[start of Material shown]
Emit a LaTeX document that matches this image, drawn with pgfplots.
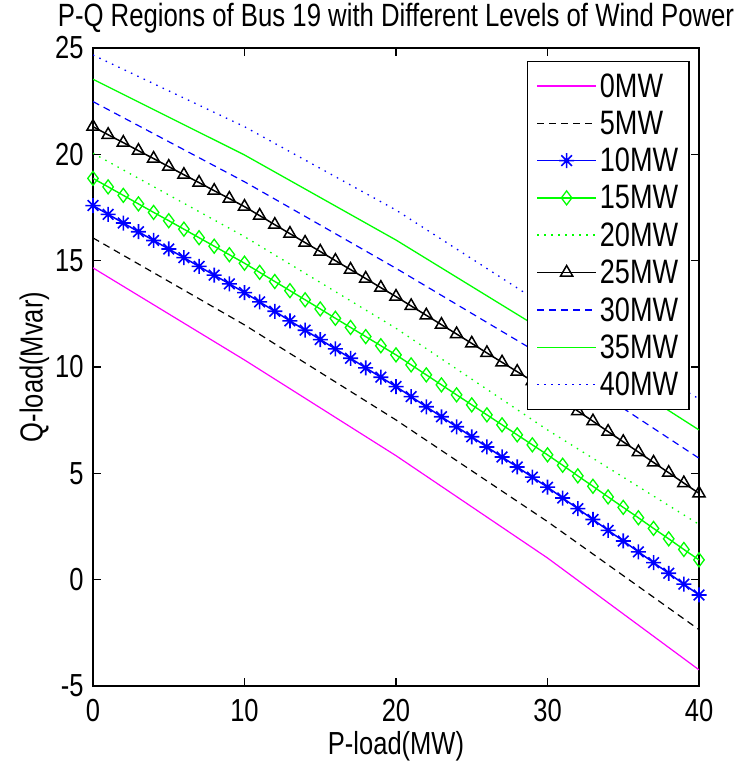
[end of Material shown]
[start of Material shown]
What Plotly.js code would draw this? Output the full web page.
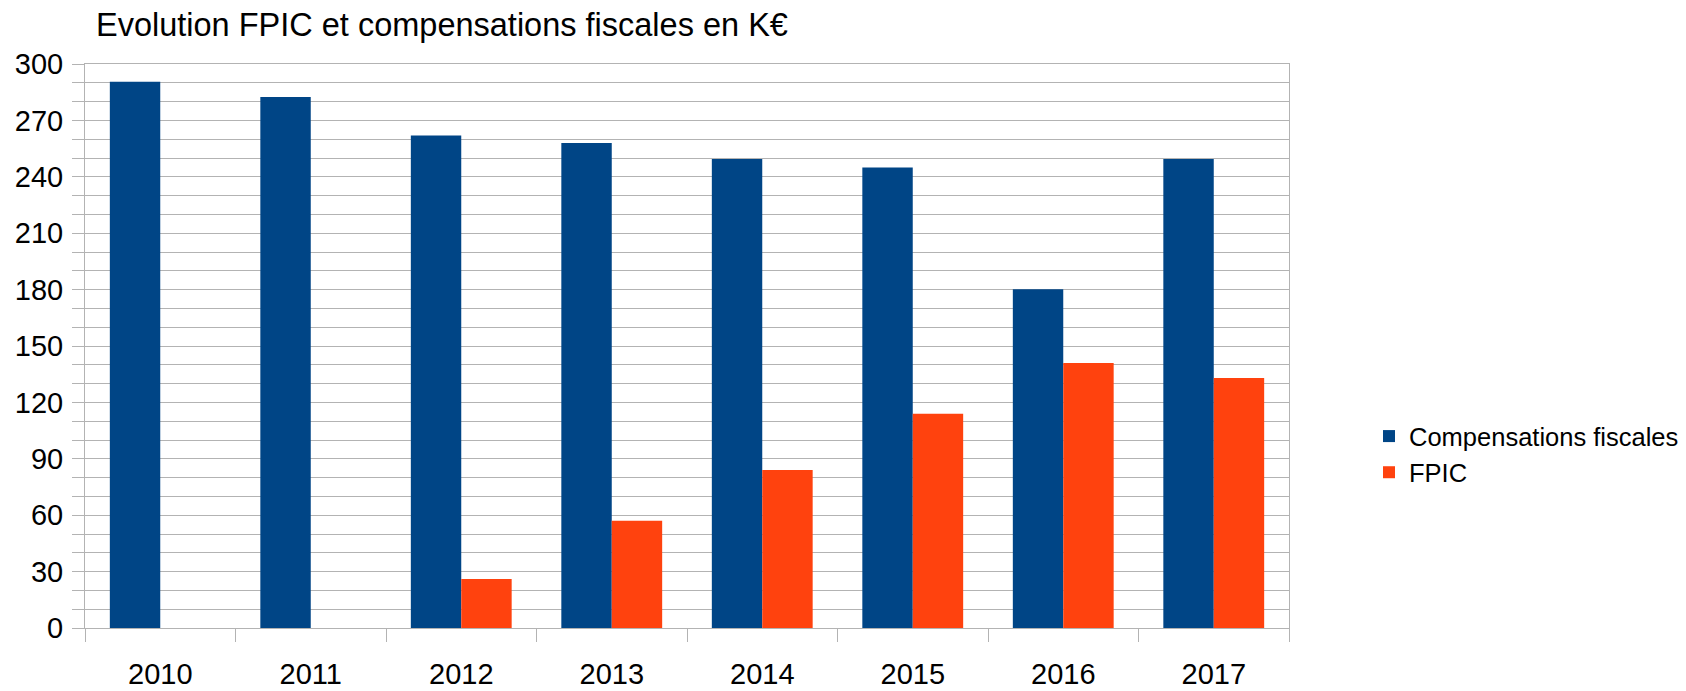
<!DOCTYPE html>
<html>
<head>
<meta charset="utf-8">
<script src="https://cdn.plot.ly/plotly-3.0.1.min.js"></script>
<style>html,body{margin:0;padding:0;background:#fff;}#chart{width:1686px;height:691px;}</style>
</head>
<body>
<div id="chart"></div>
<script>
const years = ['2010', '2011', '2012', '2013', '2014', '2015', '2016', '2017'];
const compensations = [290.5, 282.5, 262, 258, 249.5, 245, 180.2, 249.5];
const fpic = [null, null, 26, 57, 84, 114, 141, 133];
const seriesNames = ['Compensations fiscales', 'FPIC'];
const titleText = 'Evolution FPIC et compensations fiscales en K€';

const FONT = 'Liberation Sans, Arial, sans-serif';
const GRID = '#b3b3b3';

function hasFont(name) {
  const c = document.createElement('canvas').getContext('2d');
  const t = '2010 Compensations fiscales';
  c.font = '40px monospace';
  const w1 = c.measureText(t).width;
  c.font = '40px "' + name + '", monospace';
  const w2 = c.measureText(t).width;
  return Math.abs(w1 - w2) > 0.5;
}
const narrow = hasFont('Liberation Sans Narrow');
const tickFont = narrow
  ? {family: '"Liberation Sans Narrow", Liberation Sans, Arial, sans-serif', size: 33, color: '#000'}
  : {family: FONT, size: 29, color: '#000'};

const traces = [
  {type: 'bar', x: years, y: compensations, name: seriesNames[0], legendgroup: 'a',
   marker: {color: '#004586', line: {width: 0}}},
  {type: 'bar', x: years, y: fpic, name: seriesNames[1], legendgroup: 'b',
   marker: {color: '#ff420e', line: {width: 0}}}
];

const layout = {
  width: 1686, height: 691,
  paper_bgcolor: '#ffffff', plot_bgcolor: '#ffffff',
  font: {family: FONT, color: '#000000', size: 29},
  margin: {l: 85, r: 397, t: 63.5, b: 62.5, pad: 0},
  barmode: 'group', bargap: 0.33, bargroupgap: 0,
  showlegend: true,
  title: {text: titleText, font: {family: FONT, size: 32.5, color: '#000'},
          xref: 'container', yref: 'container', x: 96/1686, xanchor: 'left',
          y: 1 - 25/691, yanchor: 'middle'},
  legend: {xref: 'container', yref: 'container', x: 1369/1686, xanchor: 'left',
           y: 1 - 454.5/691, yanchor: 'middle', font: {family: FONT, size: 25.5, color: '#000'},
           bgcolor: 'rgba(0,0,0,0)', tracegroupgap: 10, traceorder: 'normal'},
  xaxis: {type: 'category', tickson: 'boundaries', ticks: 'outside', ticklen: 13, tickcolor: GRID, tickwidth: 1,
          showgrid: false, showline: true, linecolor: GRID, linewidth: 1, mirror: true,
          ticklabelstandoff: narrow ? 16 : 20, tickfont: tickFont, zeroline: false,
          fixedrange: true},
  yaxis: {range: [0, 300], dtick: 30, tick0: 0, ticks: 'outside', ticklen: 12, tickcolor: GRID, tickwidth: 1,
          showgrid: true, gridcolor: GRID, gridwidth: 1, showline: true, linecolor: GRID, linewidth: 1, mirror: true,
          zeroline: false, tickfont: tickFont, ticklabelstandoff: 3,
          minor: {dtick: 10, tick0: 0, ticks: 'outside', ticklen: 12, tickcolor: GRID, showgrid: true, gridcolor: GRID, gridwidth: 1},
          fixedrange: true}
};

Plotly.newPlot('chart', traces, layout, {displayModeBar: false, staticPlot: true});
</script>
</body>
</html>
[end of Material shown]
Which lines above hold the word "this"? Copy each of them.

Emit a LaTeX document that matches this image, drawn with pgfplots.
What Plotly.js code would draw this? Output the full web page.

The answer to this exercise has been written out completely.